Tuesday, November 11, 2008

Items From the Signals Catalog That Would Be Difficult To Put In My Ass


Every month or so, I receive a catalog from some company called "Signals." Almost everything for sale in it is either new age bullshit or nerdy teacher crap like shirts that say "LIFE IS SHORT– READ FAST!" As a service to our dear readers, EADJ presents a few items handpicked from this catalog that we imagine would be very physically impossible/painful to insert in one's rectum. Enjoy!

(Editor's Note: It must be stated that I have neither attempted nor intend to put any of these items in my ass, so this entry is pretty much academic and should only be used as an "ice breaker" during parties.)



Item #HD7382: Garden-Size Stone Cairn
Dimensions: 11" high. Base stone looks huge and troublesome.
Catalog says: "No two are alike, and you can arrange yours as you choose." Like in your ass, e.g.


Item #HG6005 Calligraphy Glass Sculpture
Dimensions: About 6" wide, 12" high. Depending on where you would "start," could be a long night.
Catalog says: "It quietly commands attention and invites the eye to explore each curve." Quietly? That thing is ugly as Mike Tyson's teeth. And I think the "eye" might be invited, but the ass is crashing the party anyway. Whut!


Item #HG6095 Heart Vase
Dimensions: 10" high and watertight.
Catalog says: "A creamy ceramic column spirals up and opens into a heart. Add a long-stemmed rose and she'll never forget this gift. Scuptural vase is elegant even when empty." No comedic riff needed here.


Item #HG6085 Map Plates
Dimensions: Each is 6"-10" wide, 10"-15" long.
Catalog Says: "Each plate is shaped like the nation it represents." Thanks, Catalog Obvious!
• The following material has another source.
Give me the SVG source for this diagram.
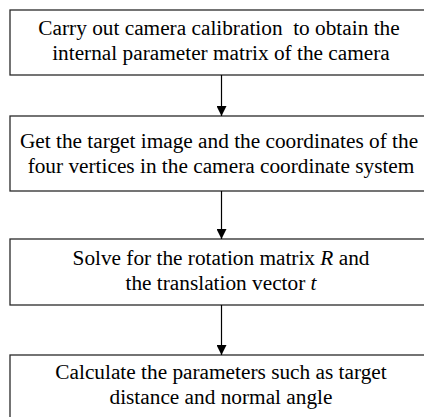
<svg xmlns="http://www.w3.org/2000/svg" width="424" height="417" viewBox="0 0 424 417">
<style>
.box{fill:#fff;stroke:#2a2a2a;stroke-width:1.3}
.t{font-family:"Liberation Serif","Times New Roman",serif;font-size:21.3px;fill:#000;text-anchor:middle}
.c{stroke:#000;stroke-width:1.2;fill:none}
</style>
<defs>
<marker id="ah" markerWidth="10" markerHeight="10" refX="10" refY="5" orient="auto" markerUnits="userSpaceOnUse">
<path d="M0,0 L10,5 L0,10 Z" fill="#000"/>
</marker>
</defs>
<rect width="424" height="417" fill="#fff"/>
<g id="node1">
<rect class="box" x="10" y="10" width="422" height="65"/>
<text class="t" x="219" y="35" xml:space="preserve">Carry out camera calibration  to obtain the</text>
<text class="t" x="221" y="60">internal parameter matrix of the camera</text>
</g>
<g id="node2">
<rect class="box" x="10" y="116" width="422" height="75"/>
<text class="t" x="219" y="148">Get the target image and the coordinates of the</text>
<text class="t" x="221" y="173">four vertices in the camera coordinate system</text>
</g>
<g id="node3">
<rect class="box" x="10" y="239" width="422" height="66"/>
<text class="t" x="221" y="265">Solve for the rotation matrix <tspan font-style="italic">R</tspan> and</text>
<text class="t" x="221" y="290">the translation vector <tspan font-style="italic">t</tspan></text>
</g>
<g id="node4">
<rect class="box" x="10" y="355" width="422" height="80"/>
<text class="t" x="221" y="379">Calculate the parameters such as target</text>
<text class="t" x="221" y="404">distance and normal angle</text>
</g>
<g id="connectors">
<line class="c" x1="221.5" y1="75" x2="221.5" y2="116" marker-end="url(#ah)"/>
<line class="c" x1="221.5" y1="191" x2="221.5" y2="239" marker-end="url(#ah)"/>
<line class="c" x1="221.5" y1="305" x2="221.5" y2="355" marker-end="url(#ah)"/>
</g>
</svg>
Now, Italy and Great Britain would probably be the best bet. Funny how France would be unyielding for once.


Item #HG7856 Serotonin Molecule Wall Art
Dimensions: 26" x 13". Friggin huge for a molecule. But the nubs help.
Catalog says: "Serotonin is found extensively in the human gastrointestinal tract, or gut." Well, let's put it where it belongs, then, Souljah Boy!


Item #HC1532 Handcarved Don Quixote
Dimensions: About 30" high.
Catalog says: "Our angular figure is a gift for the art lover, tilter at windmills, and dreamer of impossible dreams." Like trying to fit a ginormous splintery mantis in one's butthole. Dare to dream!


Item #HB6232 The Complete Calvin & Hobbes
Dimensions: 1,440 pages, 23 lbs.
Catalog says: "Three hardcover, four-color volumes include every Calvin and Hobbes cartoon that ever appeared in syndication." Dimensions aside, I would find this extremely difficult to put in my ass because I would be too tempted to simply sit and read this wonderful compendium, cover to cover. Good stuff, that.


Item #HD2705 Big Stupid "Hey Notice Me" Umbrella With Stupid Fake Roses
Dimensions: 23" long.
Catalog says: "Closed, it's a bountiful bouquet. Full-sized umbrella has a hardwood shaft." The nylon roses would be the major hurdle to jump in anally inserting this item, I would imagine. That would leave someone walking around with a red bouquet and an umbrella handle sticking out their butthole, and that's just silly-looking.